Monday 20 June 2016 12:00 am

Hold on to your hats: Markets brace for referendum turmoil

Financial markets are braced for one of the most volatile weeks of trading since the height of the financial crisis in 2008.

As referendum campaigning resumes following its suspension after the horrific murder of MP Jo Cox last Thursday, analysts said this week could unleash “chaos” on already volatile stock markets.

Ranko Berich, head of analysis at foreign exchange firm Monex, said market data “supports the idea that this event could cause chaos”.

“The atmosphere in the run-up to the referendum is reaching fever pitch,” said analyst Jasper Lawler of CMC Markets.

Sterling is expected to suffer unprecedented daily swings in the run up to Thursday’s referendum vote.

Read more: Sterling could plummet to $1.10 after Brexit

Options markets show the pound is pitted to suffer the most violent movements of any of the world’s 40 major currencies tracked by Bloomberg, a group that includes the Russian ruble, the Kenyan shilling and the Brazilian real, this week.

“Sterling volatility has hit unimaginable levels,” said Lukman Otunuga of FXTM.

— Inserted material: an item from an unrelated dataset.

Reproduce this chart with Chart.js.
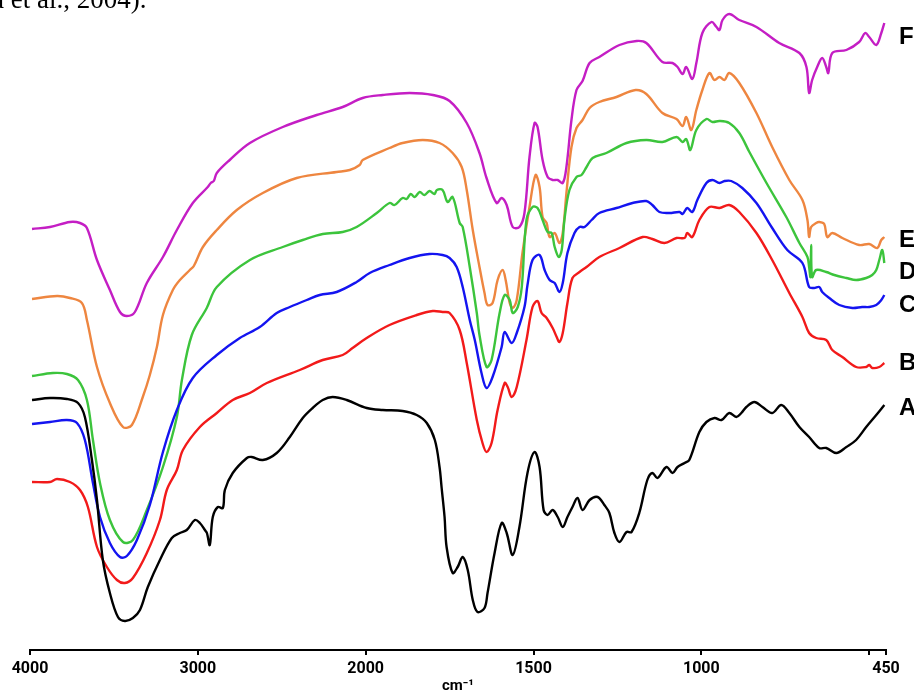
<!DOCTYPE html>
<html>
<head>
<meta charset="utf-8">
<script src="https://cdn.jsdelivr.net/npm/chart.js@4.4.1/dist/chart.umd.min.js"></script>
<style>
  body { margin: 0; background: #fff; }
  #wrap { position: relative; width: 914px; height: 695px; overflow: hidden; }
  #cite { position: absolute; left: -8px; top: -14px; font: 27px/27px 'Liberation Serif', 'Times New Roman', serif; color: #000; white-space: nowrap; }
</style>
</head>
<body>
<div id="wrap">
  <div id="cite">a et al., 2004).</div>
  <canvas id="chart" width="914" height="695"></canvas>
</div>
<script>
// spectra: [wavenumber cm-1, intensity a.u.]
const sampleNames = ['A', 'B', 'C', 'D', 'E', 'F'];

const curveA = [
  [3988,250],[3881,252],[3780,251],[3714,247],[3673,233],[3631,190],[3601,150],[3566,90],[3524,57],
  [3476,33],[3435,29],[3387,32],[3345,40],[3298,63],[3226,90],[3155,112],[3107,117],[3066,120],
  [3018,130],[2988,127],[2958,120],[2946,117],[2929,105],[2911,133],[2881,143],[2851,142],[2839,160],
  [2792,177],[2708,192],[2679,193],[2613,190],[2530,197],[2452,213],[2375,232],[2316,242],[2256,250],
  [2197,253],[2113,250],[1997,242],[1949,240],[1890,239],[1848,235],[1818,227],[1794,210],[1780,183],
  [1774,163],[1765,133],[1759,103],[1741,77],[1726,83],[1711,93],[1696,80],[1681,50],[1667,38],
  [1646,42],[1637,57],[1616,97],[1595,127],[1580,117],[1562,95],[1542,123],[1518,177],[1497,198],
  [1482,183],[1470,140],[1458,135],[1443,140],[1428,133],[1413,123],[1399,133],[1384,143],[1369,152],
  [1354,140],[1333,150],[1309,153],[1289,145],[1274,137],[1259,117],[1244,108],[1223,118],[1208,118],
  [1185,137],[1161,170],[1146,177],[1131,172],[1104,183],[1086,177],[1071,183],[1050,187],[1036,190],
  [1006,218],[985,228],[961,232],[940,230],[917,237],[896,233],[881,237],[866,243],[842,248],[818,243],
  [789,237],[762,245],[738,237],[708,223],[679,213],[649,202],[628,202],[598,197],[568,203],[539,210],
  [509,223],[479,235],[455,245]
];

const curveB = [
  [3988,168],[3881,168],[3839,171],[3762,168],[3702,160],[3655,143],[3601,103],[3542,83],[3482,70],
  [3435,67],[3387,72],[3304,97],[3226,130],[3185,160],[3125,180],[3089,200],[2988,223],[2887,237],
  [2792,250],[2690,257],[2589,267],[2393,280],[2256,290],[2137,295],[2078,302],[1997,312],[1929,325],
  [1848,335],[1800,339],[1771,338],[1750,337],[1720,320],[1699,287],[1669,230],[1652,207],[1640,198],
  [1625,207],[1607,240],[1586,267],[1577,263],[1565,253],[1550,263],[1521,310],[1503,343],[1488,349],
  [1476,337],[1461,332],[1443,322],[1431,313],[1423,308],[1413,317],[1399,347],[1384,372],[1363,378],
  [1342,383],[1304,393],[1244,402],[1175,413],[1146,411],[1110,407],[1074,412],[1050,412],[1042,417],
  [1027,413],[1006,430],[976,443],[946,442],[917,445],[887,438],[836,417],[789,390],[738,357],[699,333],
  [679,317],[658,312],[628,310],[610,300],[580,293],[539,283],[509,283],[500,285],[491,282],[470,283],
  [455,287]
];

const curveC = [
  [3988,226],[3881,228],[3780,230],[3720,227],[3673,210],[3625,167],[3583,133],[3524,107],[3464,93],
  [3423,94],[3363,110],[3286,145],[3208,198],[3125,240],[3030,272],[2887,295],[2750,312],[2631,323],
  [2530,337],[2452,343],[2351,350],[2274,355],[2173,358],[2054,368],[1988,377],[1929,385],[1869,392],
  [1810,396],[1771,395],[1750,392],[1729,383],[1711,363],[1690,330],[1675,310],[1655,277],[1640,262],
  [1622,273],[1595,303],[1586,318],[1565,307],[1550,317],[1527,343],[1518,365],[1503,390],[1482,395],
  [1467,380],[1452,370],[1437,367],[1423,358],[1413,367],[1399,397],[1378,417],[1363,423],[1348,423],
  [1327,430],[1304,437],[1253,442],[1205,447],[1164,449],[1146,445],[1125,438],[1095,437],[1065,438],
  [1056,436],[1042,442],[1027,438],[1012,450],[985,467],[967,470],[946,467],[931,469],[911,469],
  [878,462],[836,447],[789,422],[744,400],[699,387],[679,363],[664,362],[649,363],[640,358],[619,352],
  [589,345],[550,342],[521,343],[500,343],[479,345],[464,350],[455,355]
];

const curveD = [
  [3988,274],[3863,277],[3780,276],[3714,270],[3661,250],[3625,210],[3583,167],[3524,130],[3446,108],
  [3387,110],[3304,140],[3208,183],[3125,233],[3095,270],[3036,315],[2947,342],[2887,363],[2690,390],
  [2494,403],[2375,410],[2256,416],[2137,418],[2054,423],[1967,437],[1929,447],[1914,445],[1890,452],
  [1878,451],[1866,456],[1854,453],[1839,458],[1825,455],[1810,459],[1795,456],[1788,460],[1771,460],
  [1756,448],[1741,453],[1720,427],[1711,423],[1690,383],[1669,337],[1661,315],[1640,283],[1625,290],
  [1601,337],[1586,355],[1571,350],[1562,337],[1547,343],[1535,363],[1521,430],[1503,443],[1488,442],
  [1473,430],[1458,418],[1446,417],[1437,403],[1425,393],[1416,400],[1408,430],[1393,460],[1372,473],
  [1357,475],[1342,483],[1324,492],[1283,497],[1223,507],[1164,510],[1116,508],[1074,513],[1056,508],
  [1045,511],[1033,500],[1015,520],[985,531],[967,528],[946,529],[917,527],[887,517],[857,498],[806,467],
  [747,433],[708,407],[684,393],[679,383],[675,373],[673,405],[670,373],[658,380],[628,378],[604,375],
  [568,372],[539,370],[509,372],[491,375],[479,380],[470,390],[461,400],[455,387]
];

const curveE = [
  [3988,351],[3839,354],[3762,352],[3691,347],[3661,330],[3601,283],[3524,247],[3446,223],[3393,225],
  [3328,253],[3286,275],[3244,303],[3208,335],[3149,360],[3107,370],[3048,380],[3024,384],[2970,403],
  [2887,420],[2768,440],[2613,457],[2411,472],[2173,478],[2095,480],[2036,485],[2018,490],[1929,502],
  [1890,507],[1830,510],[1780,507],[1741,497],[1714,483],[1699,460],[1681,420],[1661,383],[1646,357],
  [1637,345],[1622,347],[1607,370],[1592,380],[1583,370],[1571,347],[1562,342],[1550,350],[1533,397],
  [1512,443],[1494,475],[1482,463],[1473,433],[1461,427],[1452,413],[1437,417],[1423,407],[1413,417],
  [1402,457],[1387,503],[1372,522],[1354,530],[1333,542],[1304,548],[1253,553],[1196,560],[1164,556],
  [1116,537],[1074,531],[1056,524],[1045,533],[1030,520],[1015,540],[997,560],[976,577],[961,570],
  [946,573],[931,570],[917,577],[887,567],[836,537],[789,503],[738,470],[699,450],[684,430],[679,413],
  [673,423],[658,427],[649,428],[634,426],[625,413],[610,417],[580,412],[530,405],[500,406],[476,402],
  [464,410],[455,413]
];

const curveF = [
  [3988,421],[3881,423],[3762,428],[3702,427],[3661,422],[3601,390],[3524,360],[3464,338],[3423,334],
  [3375,338],[3304,367],[3208,393],[3125,420],[3030,447],[2941,463],[2923,467],[2905,469],[2887,477],
  [2810,490],[2690,507],[2494,523],[2292,535],[2137,543],[2018,552],[1949,555],[1869,557],[1800,555],
  [1750,549],[1699,527],[1661,497],[1640,472],[1610,447],[1595,452],[1580,445],[1562,423],[1542,423],
  [1527,437],[1512,493],[1497,527],[1488,523],[1473,490],[1458,473],[1443,470],[1428,470],[1413,467],
  [1402,483],[1387,530],[1372,560],[1354,569],[1333,587],[1304,593],[1244,605],[1193,609],[1164,607],
  [1116,588],[1086,587],[1071,583],[1056,576],[1045,583],[1027,571],[1015,587],[997,617],[970,628],
  [955,623],[946,620],[937,630],[917,636],[887,630],[836,623],[768,607],[708,597],[687,583],[679,557],
  [670,570],[655,583],[640,592],[628,583],[622,577],[610,597],[568,600],[530,608],[512,617],[500,613],
  [479,605],[464,617],[455,627]
];

const curves = [curveA, curveB, curveC, curveD, curveE, curveF];
const lineColors = ['#000000', '#f21a1a', '#1414f0', '#3cc43c', '#ee8640', '#c41ec4'];
// where the letters A..F sit (a.u.)
const labelLevels = [242, 287, 345, 378, 410, 613];

const tickWavenumbers = [4000, 3000, 2000, 1500, 1000, 500, 450];
const tickLabels = ['4000', '3000', '2000', '1500', '1000', '', '450'];

// axis is expanded 2x below 2000 cm-1
function toAxis(wn) {
  return wn >= 2000 ? 4000 - wn : 2000 + 2 * (2000 - wn);
}

const sampleLabels = {
  id: 'sampleLabels',
  afterDraw(chart) {
    const ctx = chart.ctx;
    const y = chart.scales.y;
    ctx.save();
    ctx.fillStyle = '#000';
    ctx.font = 'bold 24px "Liberation Sans", Arial, sans-serif';
    ctx.textBaseline = 'middle';
    sampleNames.forEach((name, i) => {
      ctx.fillText(name, chart.chartArea.right + 13, y.getPixelForValue(labelLevels[i]));
    });
    ctx.restore();
  }
};

new Chart(document.getElementById('chart'), {
  type: 'line',
  data: {
    datasets: curves.map((c, i) => ({
      label: sampleNames[i],
      data: c.map(([w, t]) => ({ x: toAxis(w), y: t })),
      borderColor: lineColors[i],
      borderWidth: 2.4,
      pointRadius: 0,
      tension: 0.35,
      fill: false
    }))
  },
  options: {
    responsive: false,
    animation: false,
    layout: { padding: { left: 30, right: 28, top: 10, bottom: 0 } },
    plugins: { legend: { display: false }, tooltip: { enabled: false } },
    scales: {
      x: {
        type: 'linear',
        min: 0,
        max: toAxis(450),
        afterBuildTicks: s => { s.ticks = tickWavenumbers.map(w => ({ value: toAxis(w) })); },
        afterFit: s => { s.height = 45; },
        ticks: {
          autoSkip: false,
          maxRotation: 0,
          padding: 4,
          color: '#000',
          font: { family: 'Roboto, sans-serif', size: 16, weight: 'bold' },
          callback: (v, i) => tickLabels[i]
        },
        grid: { drawOnChartArea: false, drawTicks: true, tickLength: 5, color: '#000', lineWidth: 2 },
        border: { display: true, color: '#000', width: 2 },
        title: {
          display: true,
          text: 'cm⁻¹',
          color: '#000',
          padding: { top: 0, bottom: 0 },
          font: { family: 'Roboto, sans-serif', size: 15, weight: 'bold' }
        }
      },
      y: { display: false, min: 0, max: 640 }
    }
  },
  plugins: [sampleLabels]
});
</script>
</body>
</html>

On a standalone basis, one-week volatility – a measure of how much a currency is set to move over the next seven days – is running at its highest in recorded history, twice the levels reached before the Scottish referendum or last year’s general election.

The fallout is unlikely to be limited to the UK. “Global markets are on high alert. Uncertainty continues to heighten and has triggered a wave of risk aversion,” said Otunuga.

A survey of institutional investors by Bank of America Merrill Lynch showed global equity holdings had plummeted ahead of the vote, while the weekly outflow from UK equities hit £769m, its second largest in a decade, as investors sought safe havens such as bonds.

The Vix – dubbed the “fear index”, the most commonly-cited measure of global market volatility – has leapt from 20 to 34.4 over the last week, just 2.6 points off its highest level in the last year. Last week, yields on German debt hit their lowest ever level, turning negative on 10-year bunds.

“The greatest volatility could be seen in Europe,” said AJ Bell’s investment director Russ Mould, since “a vote to Leave could raise the prospect of other votes on membership in other EU members, begging all sorts of existential questions”.

Read more: Cameron: Brexit is a "one way ticket"

He added that banking stocks across the continent were particularly vulnerable, given the UK’s big financial services sector and the unknown outlook for monetary policy in the event of Brexit. Over the last three weeks, the Eurostoxx banks index has dropped 15 per cent.

“Reports of private exit polls being commissioned show just how much interest is being paid to the vote,” Monex’s Berich said. “As money is committed on the day, volatility is likely to go through the roof.”